INFORMATION SUPPLIED:
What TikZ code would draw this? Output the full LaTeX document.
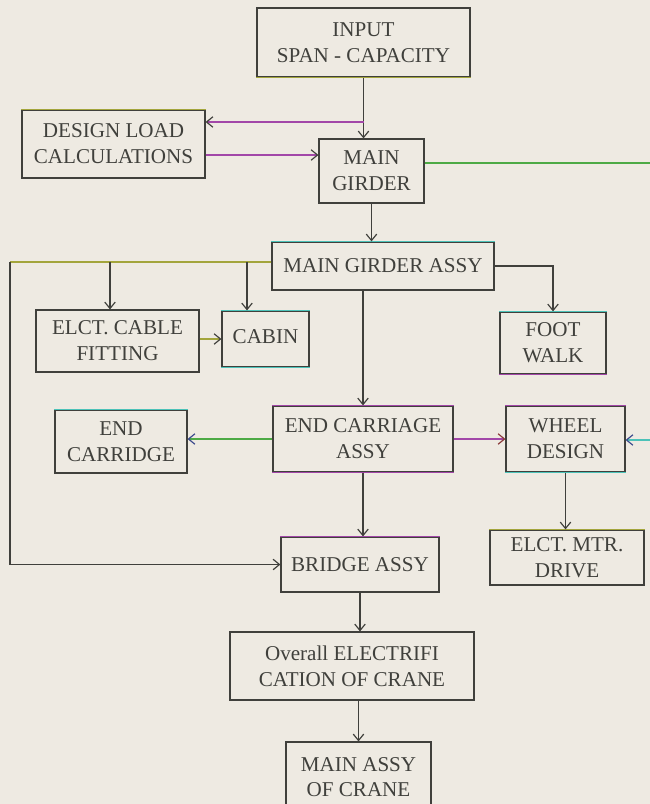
\documentclass[tikz,border=0pt]{standalone}
\usepackage{fontspec}
\setmainfont{Liberation Serif}
\usepackage{xcolor}
\usetikzlibrary{positioning,calc,arrows.meta}

\definecolor{paper}{HTML}{EEEAE2}
\definecolor{ink}{HTML}{40403C}
\definecolor{crplum}{HTML}{A247A8}
\definecolor{crleaf}{HTML}{4DAA45}
\definecolor{crolive}{HTML}{A3A53C}
\definecolor{crcyan}{HTML}{4CC2B8}
\definecolor{crblue}{HTML}{3C4A8C}
\definecolor{crred}{HTML}{8A3A3A}

\tikzset{
  block/.style={draw=ink, line width=1pt, align=center, inner sep=0pt,
    text=ink, font=\fontsize{18}{22}\selectfont},
  link/.style={draw=ink, line width=1pt, -{Straight Barb[length=5.5pt,width=9pt,color=ink]}},
  linkb/.style={link, -{Straight Barb[length=5.5pt,width=9pt,color=crblue]}},
}

\begin{document}
\begin{tikzpicture}[x=0.03cm, y=-0.03cm]
  % Paper
  \fill[paper] (0,0) rectangle (650,804);
  \useasboundingbox (0,0) rectangle (650,804);

  % Blocks
  \node[block, minimum width=6.39cm, minimum height=2.07cm] (input) at (363.5,42.5) {INPUT\\SPAN - CAPACITY};
  \node[block, minimum width=5.49cm, minimum height=2.04cm] (design) at (113.5,144) {DESIGN LOAD\\CALCULATIONS};
  \node[block, minimum width=3.15cm, minimum height=1.92cm] (girder) at (371.5,171) {MAIN\\GIRDER};
  \node[block, minimum width=6.66cm, minimum height=1.44cm] (assy) at (383,266) {MAIN GIRDER ASSY};
  \node[block, minimum width=4.89cm, minimum height=1.86cm] (cable) at (117.5,341) {ELCT. CABLE\\FITTING};
  \node[block, minimum width=2.61cm, minimum height=1.68cm] (cabin) at (265.5,339) {\raisebox{4pt}{CABIN}};
  \node[block, minimum width=3.18cm, minimum height=1.86cm] (foot) at (553,343) {FOOT\\WALK};
  \node[block, minimum width=3.96cm, minimum height=1.89cm] (endc) at (121,441.5) {END\\CARRIDGE};
  \node[block, minimum width=5.40cm, minimum height=1.98cm] (endassy) at (363,439) {END CARRIAGE\\ASSY};
  \node[block, minimum width=3.57cm, minimum height=1.98cm] (wheel) at (565.5,439) {WHEEL\\DESIGN};
  \node[block, minimum width=4.74cm, minimum height=1.65cm] (bridge) at (360,564.5) {BRIDGE ASSY};
  \node[block, minimum width=4.62cm, minimum height=1.65cm] (motor) at (567,557.5) {ELCT. MTR.\\DRIVE};
  \node[block, minimum width=7.32cm, minimum height=2.04cm] (elec) at (352,666) {Overall ELECTRIFI\\CATION OF CRANE};
  \node[block, minimum width=4.35cm, minimum height=2.10cm] (crane) at (358.5,777) {MAIN ASSY\\OF CRANE};

  % Tinted edges of the print
  \foreach \n/\side/\col in {input/south/crolive, design/north/crolive, assy/north/crcyan,
      cabin/north/crcyan, cabin/south/crcyan, foot/north/crcyan, foot/south/crplum,
      endc/north/crcyan, endassy/north/crplum, endassy/south/crplum, wheel/north/crplum,
      wheel/south/crcyan, bridge/north/crplum, motor/north/crolive}
    \draw[\col, line width=1.2pt] (\n.\side\space west) -- (\n.\side\space east);

  % Tap points
  \coordinate (tapin) at (363.5,122);
  \coordinate (tapdl) at (0,155);
  \coordinate (rimtop) at (650,163);
  \coordinate (rimleft) at (10,262);
  \coordinate (brcable) at (110,262);
  \coordinate (brcabin) at (247,262);
  \coordinate (rimright) at (650,440);

  % Input and load calculations
  \draw[link] (input.south) -- (input.south |- girder.north);
  \draw[link, draw=crplum] (tapin) -- (tapin -| design.east);
  \draw[link, draw=crplum] (design.east |- tapdl) -- (girder.west |- tapdl);
  \draw[crleaf, line width=1.2pt] (girder.east |- rimtop) -- (rimtop);
  \draw[link] (girder.south) -- (girder.south |- assy.north);

  % Main girder assembly branches
  \draw[crolive, line width=1pt] (assy.west |- rimleft) -- (rimleft);
  \draw[link] (rimleft) |- (bridge.west);
  \draw[link] (brcable) -- (brcable |- cable.north);
  \draw[link] (brcabin) -- (brcabin |- cabin.north);
  \draw[link] (assy.east) -| (foot.north);
  \draw[link, draw=crolive] (cable.east |- cabin.west) -- (cabin.west);
  \draw[link] (assy.south -| endassy.north) -- (endassy.north);

  % End carriage assembly
  \draw[linkb, draw=crleaf] (endassy.west) -- (endassy.west -| endc.east);
  \draw[link, draw=crplum, -{Straight Barb[length=5.5pt,width=9pt,color=crred]}] (endassy.east) -- (endassy.east -| wheel.west);
  \draw[linkb, draw=crcyan] (rimright) -- (rimright -| wheel.east);
  \draw[link] (wheel.south) -- (wheel.south |- motor.north);
  \draw[link] (endassy.south) -- (endassy.south |- bridge.north);

  % Final assembly
  \draw[link] (bridge.south) -- (bridge.south |- elec.north);
  \draw[link] (elec.south -| crane.north) -- (crane.north);
\end{tikzpicture}
\end{document}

GIVEN EXERCISE: Transcribe the full listing above exactly as it stands, minus the pictures.

RESULT:
What TikZ code would draw this? Output the full LaTeX document.
\documentclass[tikz,border=0pt]{standalone}
\usepackage{fontspec}
\setmainfont{Liberation Serif}
\usepackage{xcolor}
\usetikzlibrary{positioning,calc,arrows.meta}

\definecolor{paper}{HTML}{EEEAE2}
\definecolor{ink}{HTML}{40403C}
\definecolor{crplum}{HTML}{A247A8}
\definecolor{crleaf}{HTML}{4DAA45}
\definecolor{crolive}{HTML}{A3A53C}
\definecolor{crcyan}{HTML}{4CC2B8}
\definecolor{crblue}{HTML}{3C4A8C}
\definecolor{crred}{HTML}{8A3A3A}

\tikzset{
  block/.style={draw=ink, line width=1pt, align=center, inner sep=0pt,
    text=ink, font=\fontsize{18}{22}\selectfont},
  link/.style={draw=ink, line width=1pt, -{Straight Barb[length=5.5pt,width=9pt,color=ink]}},
  linkb/.style={link, -{Straight Barb[length=5.5pt,width=9pt,color=crblue]}},
}

\begin{document}
\begin{tikzpicture}[x=0.03cm, y=-0.03cm]
  % Paper
  \fill[paper] (0,0) rectangle (650,804);
  \useasboundingbox (0,0) rectangle (650,804);

  % Blocks
  \node[block, minimum width=6.39cm, minimum height=2.07cm] (input) at (363.5,42.5) {INPUT\\SPAN - CAPACITY};
  \node[block, minimum width=5.49cm, minimum height=2.04cm] (design) at (113.5,144) {DESIGN LOAD\\CALCULATIONS};
  \node[block, minimum width=3.15cm, minimum height=1.92cm] (girder) at (371.5,171) {MAIN\\GIRDER};
  \node[block, minimum width=6.66cm, minimum height=1.44cm] (assy) at (383,266) {MAIN GIRDER ASSY};
  \node[block, minimum width=4.89cm, minimum height=1.86cm] (cable) at (117.5,341) {ELCT. CABLE\\FITTING};
  \node[block, minimum width=2.61cm, minimum height=1.68cm] (cabin) at (265.5,339) {\raisebox{4pt}{CABIN}};
  \node[block, minimum width=3.18cm, minimum height=1.86cm] (foot) at (553,343) {FOOT\\WALK};
  \node[block, minimum width=3.96cm, minimum height=1.89cm] (endc) at (121,441.5) {END\\CARRIDGE};
  \node[block, minimum width=5.40cm, minimum height=1.98cm] (endassy) at (363,439) {END CARRIAGE\\ASSY};
  \node[block, minimum width=3.57cm, minimum height=1.98cm] (wheel) at (565.5,439) {WHEEL\\DESIGN};
  \node[block, minimum width=4.74cm, minimum height=1.65cm] (bridge) at (360,564.5) {BRIDGE ASSY};
  \node[block, minimum width=4.62cm, minimum height=1.65cm] (motor) at (567,557.5) {ELCT. MTR.\\DRIVE};
  \node[block, minimum width=7.32cm, minimum height=2.04cm] (elec) at (352,666) {Overall ELECTRIFI\\CATION OF CRANE};
  \node[block, minimum width=4.35cm, minimum height=2.10cm] (crane) at (358.5,777) {MAIN ASSY\\OF CRANE};

  % Tinted edges of the print
  \foreach \n/\side/\col in {input/south/crolive, design/north/crolive, assy/north/crcyan,
      cabin/north/crcyan, cabin/south/crcyan, foot/north/crcyan, foot/south/crplum,
      endc/north/crcyan, endassy/north/crplum, endassy/south/crplum, wheel/north/crplum,
      wheel/south/crcyan, bridge/north/crplum, motor/north/crolive}
    \draw[\col, line width=1.2pt] (\n.\side\space west) -- (\n.\side\space east);

  % Tap points
  \coordinate (tapin) at (363.5,122);
  \coordinate (tapdl) at (0,155);
  \coordinate (rimtop) at (650,163);
  \coordinate (rimleft) at (10,262);
  \coordinate (brcable) at (110,262);
  \coordinate (brcabin) at (247,262);
  \coordinate (rimright) at (650,440);

  % Input and load calculations
  \draw[link] (input.south) -- (input.south |- girder.north);
  \draw[link, draw=crplum] (tapin) -- (tapin -| design.east);
  \draw[link, draw=crplum] (design.east |- tapdl) -- (girder.west |- tapdl);
  \draw[crleaf, line width=1.2pt] (girder.east |- rimtop) -- (rimtop);
  \draw[link] (girder.south) -- (girder.south |- assy.north);

  % Main girder assembly branches
  \draw[crolive, line width=1pt] (assy.west |- rimleft) -- (rimleft);
  \draw[link] (rimleft) |- (bridge.west);
  \draw[link] (brcable) -- (brcable |- cable.north);
  \draw[link] (brcabin) -- (brcabin |- cabin.north);
  \draw[link] (assy.east) -| (foot.north);
  \draw[link, draw=crolive] (cable.east |- cabin.west) -- (cabin.west);
  \draw[link] (assy.south -| endassy.north) -- (endassy.north);

  % End carriage assembly
  \draw[linkb, draw=crleaf] (endassy.west) -- (endassy.west -| endc.east);
  \draw[link, draw=crplum, -{Straight Barb[length=5.5pt,width=9pt,color=crred]}] (endassy.east) -- (endassy.east -| wheel.west);
  \draw[linkb, draw=crcyan] (rimright) -- (rimright -| wheel.east);
  \draw[link] (wheel.south) -- (wheel.south |- motor.north);
  \draw[link] (endassy.south) -- (endassy.south |- bridge.north);

  % Final assembly
  \draw[link] (bridge.south) -- (bridge.south |- elec.north);
  \draw[link] (elec.south -| crane.north) -- (crane.north);
\end{tikzpicture}
\end{document}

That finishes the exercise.